This January, teaching at MIT, I think I had an important realization about social entrepreneurship. In simple terms I think of social entrepreneurship as entrepreneurship directed at solving a social problem. (The sophisticated, academic definition I like is here.) "Social" is just a comment on the type of problem one selects to solve. Nothing more.
So, if social entrepreneurship is just entrepreneurship then why cannot we just use Osterwalder or Bill Aulet or BCG or my own concept of business model to think through scaling a social entrepreneurship venture. (That was the realization.) So, why do we need a special business model for social entrepreneurship. There are three reasons:
- The market conditions in much of the developing world are so tough that almost everybody needs partners to handle distribution, sales and marketing.

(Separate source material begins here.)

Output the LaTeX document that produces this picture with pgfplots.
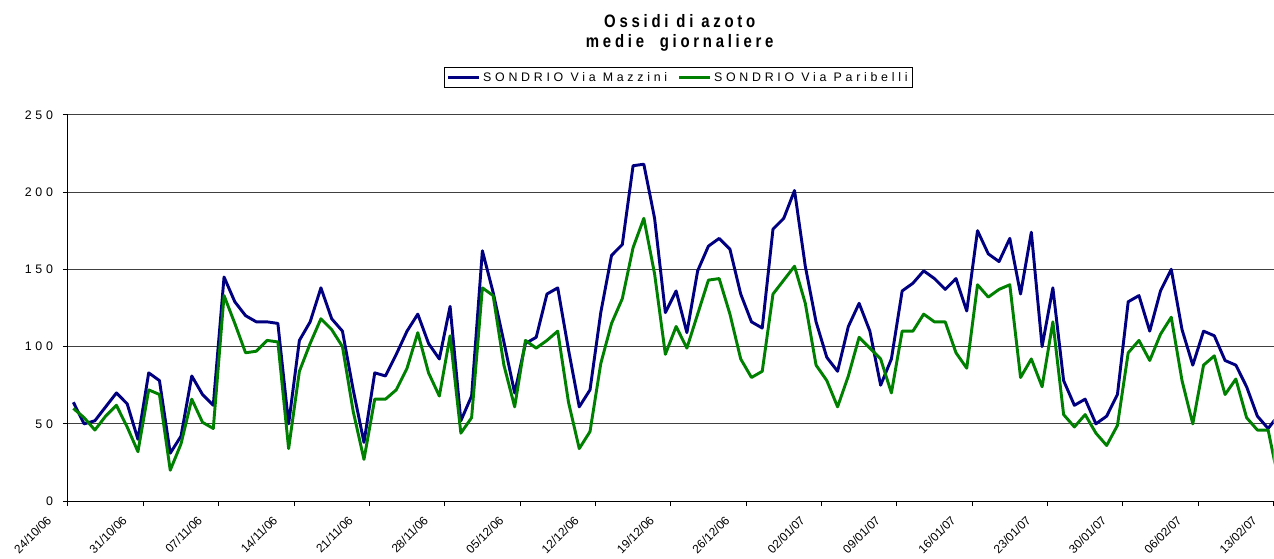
\documentclass[border=0pt]{standalone}
\usepackage{fontspec}
\setmainfont{Liberation Sans}
\newfontfamily\spaced[LetterSpace=30]{Liberation Sans}
\newfontfamily\titlefont[LetterSpace=25]{Liberation Sans}
\usepackage{pgfplots}
\pgfplotsset{compat=1.18}
\usepackage{pgfplotstable}

\definecolor{mazzini}{RGB}{0,0,128}
\definecolor{paribelli}{RGB}{0,128,0}

% day index (0 = 24/10/06), daily means
\pgfplotstableread{
d mazzini paribelli
0 64 60
1 50 54
2 52 46
3 61 55
4 70 62
5 63 48
6 40 32
7 83 72
8 78 69
9 31 20
10 42 37
11 81 66
12 69 51
13 62 47
14 145 133
15 129 115
16 120 96
17 116 97
18 116 104
19 115 103
20 50 34
21 104 84
22 116 102
23 138 118
24 118 111
25 110 100
26 72 58
27 38 27
28 83 66
29 81 66
30 95 72
31 110 86
32 121 109
33 102 83
34 92 68
35 126 107
36 52 44
37 68 54
38 162 138
39 135 133
40 103 88
41 70 61
42 102 104
43 106 99
44 134 104
45 138 110
46 98 64
47 61 34
48 72 45
49 122 89
50 159 115
51 166 131
52 217 164
53 218 183
54 183 147
55 122 95
56 136 113
57 109 99
58 149 121
59 165 143
60 170 144
61 163 121
62 134 92
63 116 80
64 112 84
65 176 134
66 183 143
67 201 152
68 152 128
69 116 88
70 93 78
71 84 61
72 113 81
73 128 106
74 110 99
75 75 92
76 92 70
77 136 110
78 141 110
79 149 121
80 144 116
81 137 116
82 144 96
83 123 86
84 175 140
85 160 132
86 155 137
87 170 140
88 134 80
89 174 92
90 100 74
91 138 116
92 78 56
93 62 48
94 66 56
95 50 44
96 55 36
97 69 49
98 129 96
99 133 104
100 110 91
101 136 108
102 150 119
103 111 78
104 88 50
105 110 88
106 107 94
107 91 69
108 88 79
109 74 54
110 55 46
111 47 46
112 56 12
}\nox

\begin{document}
\begin{tikzpicture}
\begin{axis}[
    at={(0pt,0pt)}, anchor=south west,
    scale only axis,
    width=904.5pt, height=289.9pt,
    xmin=0, xmax=112, ymin=0, ymax=250,
    axis x line=bottom, axis y line=left,
    axis line style={-, black, line width=0.75pt},
    tick align=outside,
    major tick length=3.75pt,
    tick style={black, line width=0.75pt},
    xtick={0,7,...,112},
    xticklabels={24/10/06,31/10/06,07/11/06,14/11/06,21/11/06,28/11/06,05/12/06,12/12/06,19/12/06,26/12/06,02/01/07,09/01/07,16/01/07,23/01/07,30/01/07,06/02/07,13/02/07},
    xticklabel style={font=\fontsize{9}{10}\selectfont, xshift=-14pt, yshift=-9pt, rotate=45, anchor=east, inner sep=0pt},
    ytick={0,50,...,250},
    yticklabels={0,50,100,150,200,250},
    yticklabel style={font=\spaced\fontsize{9.3}{10}\selectfont, xshift=-4pt},
    ymajorgrids,
    major grid style={black!75, line width=0.6pt},
    legend columns=2,
    legend style={at={(0.5065,1.096)}, anchor=center, draw=black, line width=0.6pt,
        font=\spaced\fontsize{9.3}{10}\selectfont, inner xsep=2pt, inner ysep=1.5pt,
        /tikz/every even column/.append style={column sep=6pt}},
    legend image code/.code={\draw[#1, line width=2.2pt] (0pt,0pt) -- (23pt,0pt);},
]
\addplot[mazzini, line width=2.2pt, line join=round] table[x expr=\thisrow{d}+0.5, y=mazzini] {\nox};
\addlegendentry{SONDRIO Via  Mazzini}
\addplot[paribelli, line width=2.2pt, line join=round] table[x expr=\thisrow{d}+0.5, y=paribelli] {\nox};
\addlegendentry{SONDRIO Via Paribelli}
\end{axis}
\node[font=\titlefont\bfseries\fontsize{13.5}{15}\selectfont, xscale=0.83, transform shape] at (459pt,360pt) {Ossidi di azoto};
\node[font=\titlefont\bfseries\fontsize{13.5}{15}\selectfont, xscale=0.83, transform shape] at (459pt,343.5pt) {medie \ giornaliere};
\path[use as bounding box] (-51pt,-43.3pt) rectangle (904.5pt,376pt);
\end{tikzpicture}
\end{document}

- To get the proper resources, one frequently has to find private sector partners where there is a match between market forces and social objectives
- If you can satisfy 1. by 2. then you can avoid the shortfall likely in qualified staff to pursue the social objective; if not revisit 1 and 2.
When one starts a new company in the U.S. one chooses the distribution channel(s), but one hardly worries about how to get product to Des Moines. In Honduras, for example, the complexity of distribution to remote cities can not be described. The best hope is to find an existing distributor knowledgeable in your product category who has the capital to finance more inventory of your product. Should one fail to secure this distributor (lack of matching between market forces and social objective), the alternative may be a donkey train at best. Repeat story for sales channels, marketing, customer education, after sales service.....
In conclusion, the difference between business models for entrepreneurship and social entrepreneurship is that one needs to find the partners and construct the matching between market forces and social objective in social entrepreneurship. In entrepreneurship, particularly in advanced countries, it is more a matching of market forces at all times and markets are efficient about allocating the necessary resources
Link to MIT IAP Course: Scaling Social Entrepreneurship
Note (1): In determining 1 and 2, please pay attention that the business model can be replicated from country to country to continent.
Note (2): Some would argue that "becoming a movement" is a requirement of a scaleable business model in social entrepreneurship. I would agree it makes it much easier, but one needs a very special set of circumstances to pull it off.